Well, it was this or Archaeological Statistics. I might be good at math, but that doesn't mean I don't hate it.
In other academia news, I'm not going to Syria this summer. Not because anyone was less than fascinated and enthralled with me, but because the entire project has been delayed to next year for political reasons. Dammit, terrible humanitarian tragedies that will have ramifications for decades, quit being inconvenient for me.
I have to find a new project, now. Today I had to come up with an explanation for why I hadn't yet gotten around to reading some information my advisor had sent me without using the phrase, 'but I was really busy discussing the possibilities of Swordspoint BDSM porn'. People, you know who I blame for this!

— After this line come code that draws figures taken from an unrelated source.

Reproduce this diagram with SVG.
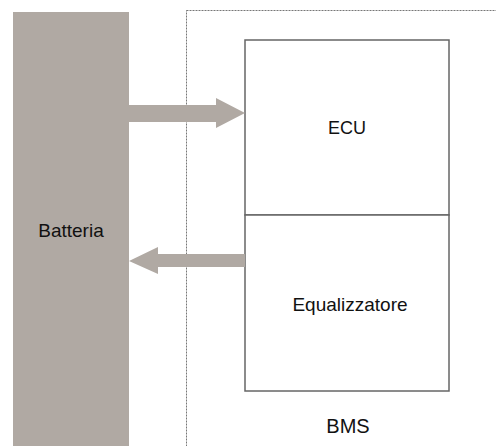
<svg xmlns="http://www.w3.org/2000/svg" width="496" height="446" viewBox="0 0 496 446">
<style>
.lbl{font-family:"Liberation Sans",Arial,sans-serif;fill:#111;text-anchor:middle}
.box{fill:#fff;stroke:#666;stroke-width:1.5}
.arrow{fill:#b0a9a3;stroke:none}
</style>
<rect width="496" height="446" fill="#fff"/>
<g id="bms">
<rect x="186.5" y="10.5" width="320" height="450" fill="none" stroke="#777" stroke-width="1" stroke-dasharray="2,1"/>
<text class="lbl" x="348" y="433" font-size="20">BMS</text>
</g>
<g id="batteria">
<rect x="13" y="12" width="116" height="434" fill="#b0a9a3"/>
<text class="lbl" x="71" y="237" font-size="19">Batteria</text>
</g>
<g id="ecu">
<rect class="box" x="245" y="40" width="204" height="175"/>
<text class="lbl" x="347" y="134" font-size="18">ECU</text>
</g>
<g id="equalizzatore">
<rect class="box" x="245" y="215" width="204" height="176"/>
<text class="lbl" x="350" y="311" font-size="19">Equalizzatore</text>
</g>
<g id="connectors">
<polygon class="arrow" points="129,105 216,105 216,98 245,113 216,128 216,122 129,122"/>
<polygon class="arrow" points="245,254 158,254 158,247 129,261 158,274 158,267 245,267"/>
</g>
</svg>
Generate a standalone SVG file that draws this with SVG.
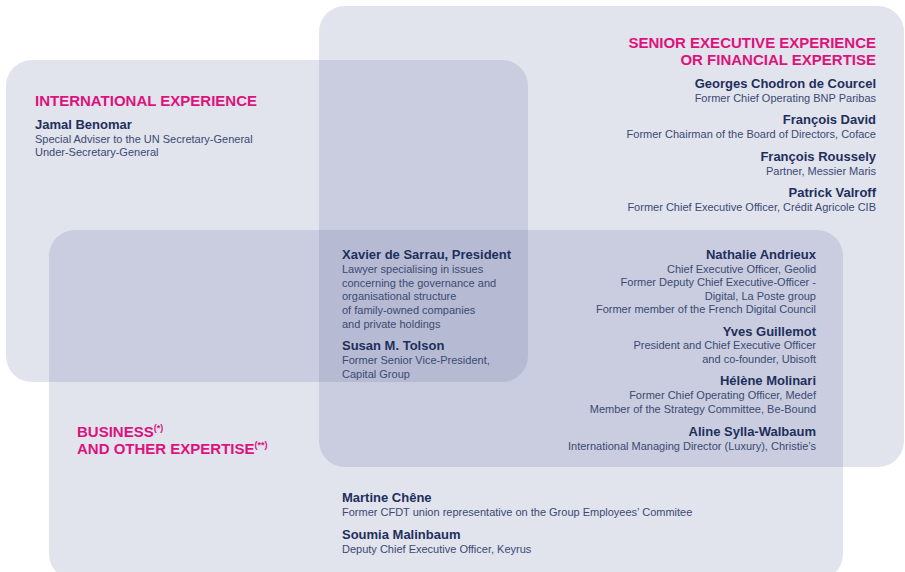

But yeah. The options at the moment are: Mongolia, Peru, Arizonia, Cyprus, Japan, Israel, and several others I can't remember. Um, right. I'll let you know when that narrows down.
no subject
Date: 2007-01-17 06:35 am (UTC)Should I finish The Fall of the Kings before checking the post out? I'm only a little more than halfway through.
no subject
Date: 2007-01-17 06:45 am (UTC)There's one thread near the bottom where we talk about the implications of the ending, and what it means for the characters, but I think that'll be pretty obvious and easy to avoid. All the rest of The Fall of the Kings discussion is generally things, like 'what are wizards supposed to do?' and 'what do Richard and Basil have in common?'. Or, of course, you could stick to the threads about Richard/Alec, which is where all the BDSM stuff is anyway.